Set down each line of the material that follows, exactly, with no pictures.

◆ Raw data
☆ ☆ ☆

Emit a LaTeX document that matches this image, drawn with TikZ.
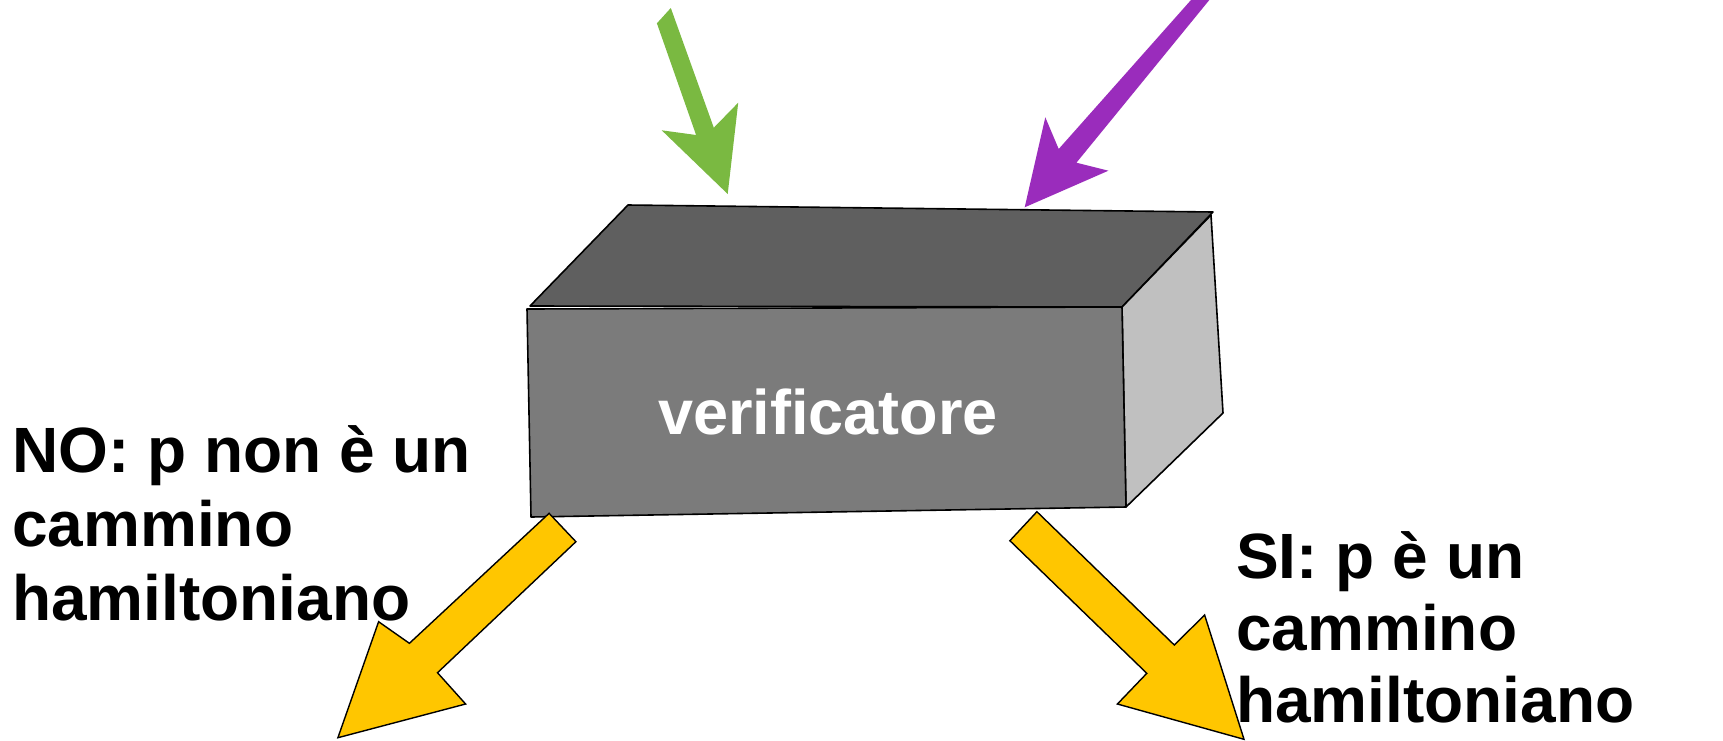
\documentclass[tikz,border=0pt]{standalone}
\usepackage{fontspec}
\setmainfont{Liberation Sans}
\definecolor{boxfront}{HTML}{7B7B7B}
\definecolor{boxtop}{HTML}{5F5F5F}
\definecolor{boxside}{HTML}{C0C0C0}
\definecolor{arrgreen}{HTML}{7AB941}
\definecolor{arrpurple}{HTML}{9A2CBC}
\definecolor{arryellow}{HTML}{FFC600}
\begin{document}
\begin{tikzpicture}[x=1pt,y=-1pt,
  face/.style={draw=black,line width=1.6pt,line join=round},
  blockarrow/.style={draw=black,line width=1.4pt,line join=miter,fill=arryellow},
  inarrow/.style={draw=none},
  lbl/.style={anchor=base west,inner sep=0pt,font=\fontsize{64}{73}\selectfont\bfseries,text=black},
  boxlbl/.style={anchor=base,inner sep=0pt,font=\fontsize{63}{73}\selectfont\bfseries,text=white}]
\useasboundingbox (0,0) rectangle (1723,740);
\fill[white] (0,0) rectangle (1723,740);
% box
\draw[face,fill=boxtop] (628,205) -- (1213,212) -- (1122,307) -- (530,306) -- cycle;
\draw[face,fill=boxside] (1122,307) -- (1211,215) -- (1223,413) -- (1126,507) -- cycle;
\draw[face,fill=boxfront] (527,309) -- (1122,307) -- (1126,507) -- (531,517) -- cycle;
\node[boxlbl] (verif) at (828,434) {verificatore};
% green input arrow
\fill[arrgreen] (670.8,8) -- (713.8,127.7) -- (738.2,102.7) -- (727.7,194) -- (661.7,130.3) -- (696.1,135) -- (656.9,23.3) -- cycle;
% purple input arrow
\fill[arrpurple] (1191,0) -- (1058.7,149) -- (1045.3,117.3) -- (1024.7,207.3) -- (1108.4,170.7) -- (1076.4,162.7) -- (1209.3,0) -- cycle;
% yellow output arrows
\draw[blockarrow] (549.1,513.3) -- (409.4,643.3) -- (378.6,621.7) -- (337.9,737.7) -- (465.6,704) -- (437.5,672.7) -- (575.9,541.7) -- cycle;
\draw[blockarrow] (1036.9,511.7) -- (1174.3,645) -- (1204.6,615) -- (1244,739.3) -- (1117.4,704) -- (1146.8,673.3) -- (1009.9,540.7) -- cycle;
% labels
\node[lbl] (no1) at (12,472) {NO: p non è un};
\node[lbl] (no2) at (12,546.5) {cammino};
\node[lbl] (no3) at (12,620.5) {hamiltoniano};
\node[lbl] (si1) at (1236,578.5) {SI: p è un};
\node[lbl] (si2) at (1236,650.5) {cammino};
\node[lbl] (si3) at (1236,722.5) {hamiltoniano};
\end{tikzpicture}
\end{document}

☆ ☆ ☆

◆ Expected answer
Emit a LaTeX document that matches this image, drawn with TikZ.
\documentclass[tikz,border=0pt]{standalone}
\usepackage{fontspec}
\setmainfont{Liberation Sans}
\definecolor{boxfront}{HTML}{7B7B7B}
\definecolor{boxtop}{HTML}{5F5F5F}
\definecolor{boxside}{HTML}{C0C0C0}
\definecolor{arrgreen}{HTML}{7AB941}
\definecolor{arrpurple}{HTML}{9A2CBC}
\definecolor{arryellow}{HTML}{FFC600}
\begin{document}
\begin{tikzpicture}[x=1pt,y=-1pt,
  face/.style={draw=black,line width=1.6pt,line join=round},
  blockarrow/.style={draw=black,line width=1.4pt,line join=miter,fill=arryellow},
  inarrow/.style={draw=none},
  lbl/.style={anchor=base west,inner sep=0pt,font=\fontsize{64}{73}\selectfont\bfseries,text=black},
  boxlbl/.style={anchor=base,inner sep=0pt,font=\fontsize{63}{73}\selectfont\bfseries,text=white}]
\useasboundingbox (0,0) rectangle (1723,740);
\fill[white] (0,0) rectangle (1723,740);
% box
\draw[face,fill=boxtop] (628,205) -- (1213,212) -- (1122,307) -- (530,306) -- cycle;
\draw[face,fill=boxside] (1122,307) -- (1211,215) -- (1223,413) -- (1126,507) -- cycle;
\draw[face,fill=boxfront] (527,309) -- (1122,307) -- (1126,507) -- (531,517) -- cycle;
\node[boxlbl] (verif) at (828,434) {verificatore};
% green input arrow
\fill[arrgreen] (670.8,8) -- (713.8,127.7) -- (738.2,102.7) -- (727.7,194) -- (661.7,130.3) -- (696.1,135) -- (656.9,23.3) -- cycle;
% purple input arrow
\fill[arrpurple] (1191,0) -- (1058.7,149) -- (1045.3,117.3) -- (1024.7,207.3) -- (1108.4,170.7) -- (1076.4,162.7) -- (1209.3,0) -- cycle;
% yellow output arrows
\draw[blockarrow] (549.1,513.3) -- (409.4,643.3) -- (378.6,621.7) -- (337.9,737.7) -- (465.6,704) -- (437.5,672.7) -- (575.9,541.7) -- cycle;
\draw[blockarrow] (1036.9,511.7) -- (1174.3,645) -- (1204.6,615) -- (1244,739.3) -- (1117.4,704) -- (1146.8,673.3) -- (1009.9,540.7) -- cycle;
% labels
\node[lbl] (no1) at (12,472) {NO: p non è un};
\node[lbl] (no2) at (12,546.5) {cammino};
\node[lbl] (no3) at (12,620.5) {hamiltoniano};
\node[lbl] (si1) at (1236,578.5) {SI: p è un};
\node[lbl] (si2) at (1236,650.5) {cammino};
\node[lbl] (si3) at (1236,722.5) {hamiltoniano};
\end{tikzpicture}
\end{document}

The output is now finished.